» Your goal:
Scan the data below. Pull out each line where "matplotlib" occurs.

» Dataset excerpts:
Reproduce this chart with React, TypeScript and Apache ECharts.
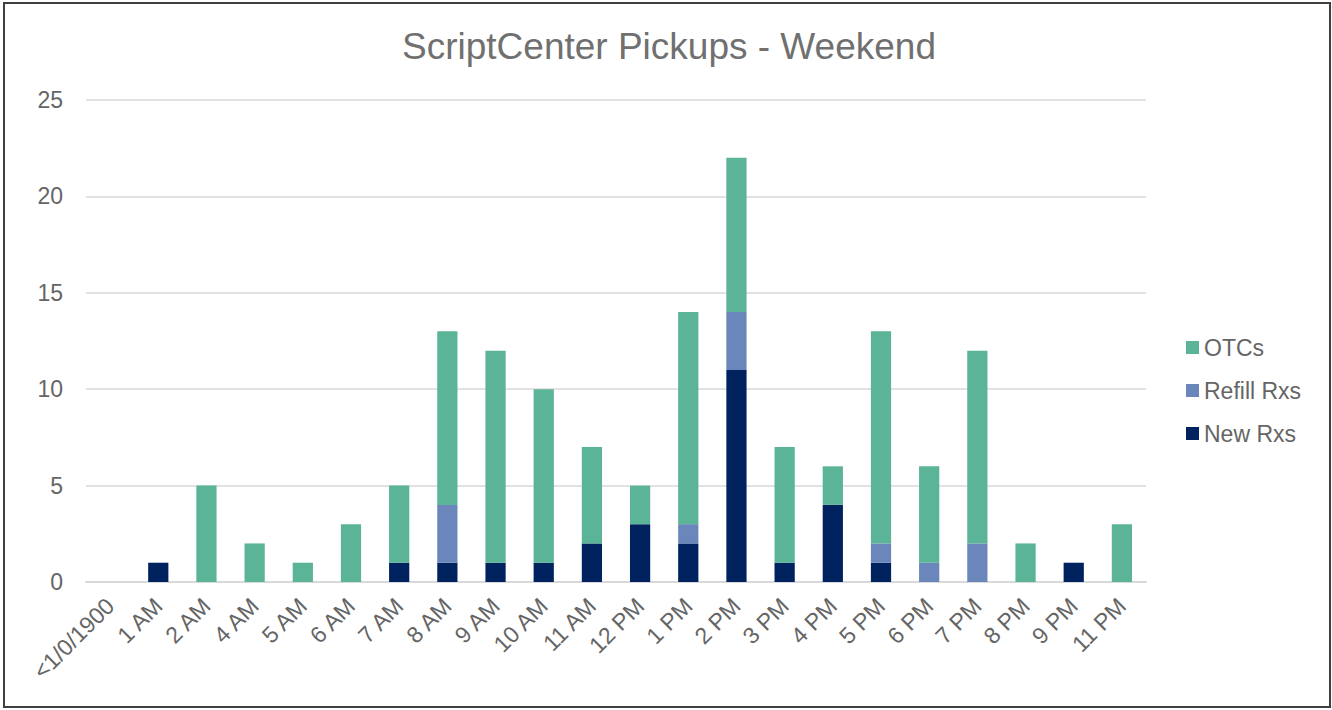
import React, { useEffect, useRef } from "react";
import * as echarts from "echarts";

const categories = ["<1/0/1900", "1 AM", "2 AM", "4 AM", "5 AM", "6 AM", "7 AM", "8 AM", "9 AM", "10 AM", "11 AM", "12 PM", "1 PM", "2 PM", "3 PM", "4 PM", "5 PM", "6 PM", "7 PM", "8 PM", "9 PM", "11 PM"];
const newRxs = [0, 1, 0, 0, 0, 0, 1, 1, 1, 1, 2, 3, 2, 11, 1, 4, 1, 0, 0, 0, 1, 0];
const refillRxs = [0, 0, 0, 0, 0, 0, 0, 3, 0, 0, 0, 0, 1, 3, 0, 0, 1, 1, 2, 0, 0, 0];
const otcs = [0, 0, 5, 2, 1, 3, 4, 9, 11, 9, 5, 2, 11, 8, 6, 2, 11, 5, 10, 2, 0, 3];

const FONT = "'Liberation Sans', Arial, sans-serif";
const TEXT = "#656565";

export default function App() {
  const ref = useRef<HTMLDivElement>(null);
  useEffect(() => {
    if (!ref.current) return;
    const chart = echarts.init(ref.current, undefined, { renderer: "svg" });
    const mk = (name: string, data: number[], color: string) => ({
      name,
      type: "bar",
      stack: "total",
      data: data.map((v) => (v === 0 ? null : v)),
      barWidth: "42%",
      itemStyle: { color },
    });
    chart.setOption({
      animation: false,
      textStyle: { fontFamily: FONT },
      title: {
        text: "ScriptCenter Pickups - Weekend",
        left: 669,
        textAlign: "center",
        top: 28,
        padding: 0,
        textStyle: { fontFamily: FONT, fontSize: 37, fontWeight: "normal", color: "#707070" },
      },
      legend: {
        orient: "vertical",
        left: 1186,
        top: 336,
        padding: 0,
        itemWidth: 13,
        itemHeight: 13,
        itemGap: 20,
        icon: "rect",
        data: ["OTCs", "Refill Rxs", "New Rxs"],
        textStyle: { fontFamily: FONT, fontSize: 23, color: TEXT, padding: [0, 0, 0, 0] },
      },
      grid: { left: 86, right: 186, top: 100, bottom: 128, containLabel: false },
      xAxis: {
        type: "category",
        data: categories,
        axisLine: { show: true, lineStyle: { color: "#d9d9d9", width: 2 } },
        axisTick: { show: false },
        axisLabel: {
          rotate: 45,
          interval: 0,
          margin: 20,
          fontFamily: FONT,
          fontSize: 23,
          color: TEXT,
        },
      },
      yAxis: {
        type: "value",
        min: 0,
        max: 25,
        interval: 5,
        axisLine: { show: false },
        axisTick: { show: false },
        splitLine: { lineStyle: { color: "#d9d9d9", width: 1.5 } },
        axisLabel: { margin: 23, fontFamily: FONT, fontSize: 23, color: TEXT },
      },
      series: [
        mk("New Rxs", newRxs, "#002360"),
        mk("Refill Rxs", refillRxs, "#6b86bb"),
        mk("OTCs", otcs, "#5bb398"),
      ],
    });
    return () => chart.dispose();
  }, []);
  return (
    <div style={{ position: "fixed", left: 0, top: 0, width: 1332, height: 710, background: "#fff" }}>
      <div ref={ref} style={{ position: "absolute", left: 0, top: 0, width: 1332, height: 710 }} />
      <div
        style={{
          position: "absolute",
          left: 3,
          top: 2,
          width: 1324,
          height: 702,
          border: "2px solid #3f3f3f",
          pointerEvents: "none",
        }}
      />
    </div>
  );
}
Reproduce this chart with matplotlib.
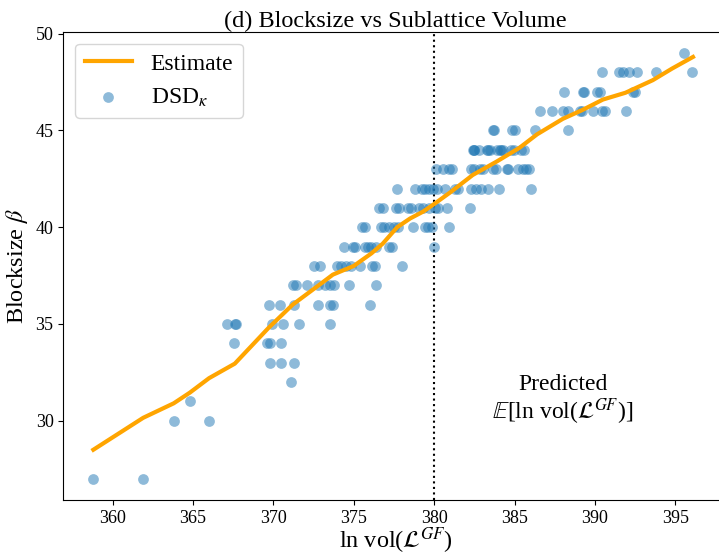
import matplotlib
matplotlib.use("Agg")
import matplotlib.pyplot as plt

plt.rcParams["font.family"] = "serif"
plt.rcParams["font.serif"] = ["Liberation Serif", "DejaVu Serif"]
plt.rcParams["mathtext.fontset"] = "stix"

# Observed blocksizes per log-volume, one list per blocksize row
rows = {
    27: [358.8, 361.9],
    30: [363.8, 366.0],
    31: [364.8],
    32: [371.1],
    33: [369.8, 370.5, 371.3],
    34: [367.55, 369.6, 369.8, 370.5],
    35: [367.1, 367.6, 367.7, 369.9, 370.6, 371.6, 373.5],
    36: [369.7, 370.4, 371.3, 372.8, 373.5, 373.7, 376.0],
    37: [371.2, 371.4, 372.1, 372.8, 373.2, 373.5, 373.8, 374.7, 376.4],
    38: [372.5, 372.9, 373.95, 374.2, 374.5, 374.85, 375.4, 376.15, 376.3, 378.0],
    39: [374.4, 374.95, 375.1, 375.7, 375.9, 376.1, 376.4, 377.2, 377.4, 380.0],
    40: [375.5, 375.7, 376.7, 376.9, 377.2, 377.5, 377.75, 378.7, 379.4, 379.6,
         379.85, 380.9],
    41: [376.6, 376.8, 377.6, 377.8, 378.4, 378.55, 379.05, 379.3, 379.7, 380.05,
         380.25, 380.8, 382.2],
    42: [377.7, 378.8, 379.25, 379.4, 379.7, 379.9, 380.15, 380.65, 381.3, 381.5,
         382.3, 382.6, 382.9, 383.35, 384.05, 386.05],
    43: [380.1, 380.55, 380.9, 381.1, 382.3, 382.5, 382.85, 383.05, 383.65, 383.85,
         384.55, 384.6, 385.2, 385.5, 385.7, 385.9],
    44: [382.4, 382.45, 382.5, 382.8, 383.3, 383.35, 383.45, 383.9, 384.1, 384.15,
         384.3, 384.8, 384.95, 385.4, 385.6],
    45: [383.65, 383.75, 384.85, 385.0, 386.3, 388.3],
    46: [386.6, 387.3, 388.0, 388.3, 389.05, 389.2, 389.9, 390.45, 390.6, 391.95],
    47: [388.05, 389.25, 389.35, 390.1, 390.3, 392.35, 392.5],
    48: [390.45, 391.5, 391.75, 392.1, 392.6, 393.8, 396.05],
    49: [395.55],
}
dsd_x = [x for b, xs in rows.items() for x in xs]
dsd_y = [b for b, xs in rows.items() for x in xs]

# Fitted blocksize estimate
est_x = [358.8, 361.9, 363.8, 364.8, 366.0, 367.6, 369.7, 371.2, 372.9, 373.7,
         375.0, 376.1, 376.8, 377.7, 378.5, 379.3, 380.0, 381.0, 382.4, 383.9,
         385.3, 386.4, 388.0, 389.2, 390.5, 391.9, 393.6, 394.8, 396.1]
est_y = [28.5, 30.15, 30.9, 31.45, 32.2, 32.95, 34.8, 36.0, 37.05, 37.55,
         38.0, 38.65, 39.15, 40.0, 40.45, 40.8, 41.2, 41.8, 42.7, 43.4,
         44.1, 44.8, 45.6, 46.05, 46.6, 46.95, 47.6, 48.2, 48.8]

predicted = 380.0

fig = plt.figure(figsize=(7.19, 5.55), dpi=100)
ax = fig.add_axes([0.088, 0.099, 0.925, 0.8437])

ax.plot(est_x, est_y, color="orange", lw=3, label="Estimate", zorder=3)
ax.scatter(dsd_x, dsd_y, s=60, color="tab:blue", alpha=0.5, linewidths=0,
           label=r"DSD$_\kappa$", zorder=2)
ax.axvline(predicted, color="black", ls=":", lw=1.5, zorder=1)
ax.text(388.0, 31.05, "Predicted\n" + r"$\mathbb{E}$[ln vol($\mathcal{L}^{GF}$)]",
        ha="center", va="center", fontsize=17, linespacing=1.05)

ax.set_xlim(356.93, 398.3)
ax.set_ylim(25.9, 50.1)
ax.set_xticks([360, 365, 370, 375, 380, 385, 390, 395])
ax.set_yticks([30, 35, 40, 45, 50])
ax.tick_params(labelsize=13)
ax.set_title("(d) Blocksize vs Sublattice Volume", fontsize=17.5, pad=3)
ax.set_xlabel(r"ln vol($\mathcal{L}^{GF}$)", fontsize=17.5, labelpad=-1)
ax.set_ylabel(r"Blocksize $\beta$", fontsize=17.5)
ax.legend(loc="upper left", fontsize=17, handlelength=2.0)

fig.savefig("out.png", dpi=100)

» Correct output:
Reproduce this chart with matplotlib.
import matplotlib
matplotlib.use("Agg")
import matplotlib.pyplot as plt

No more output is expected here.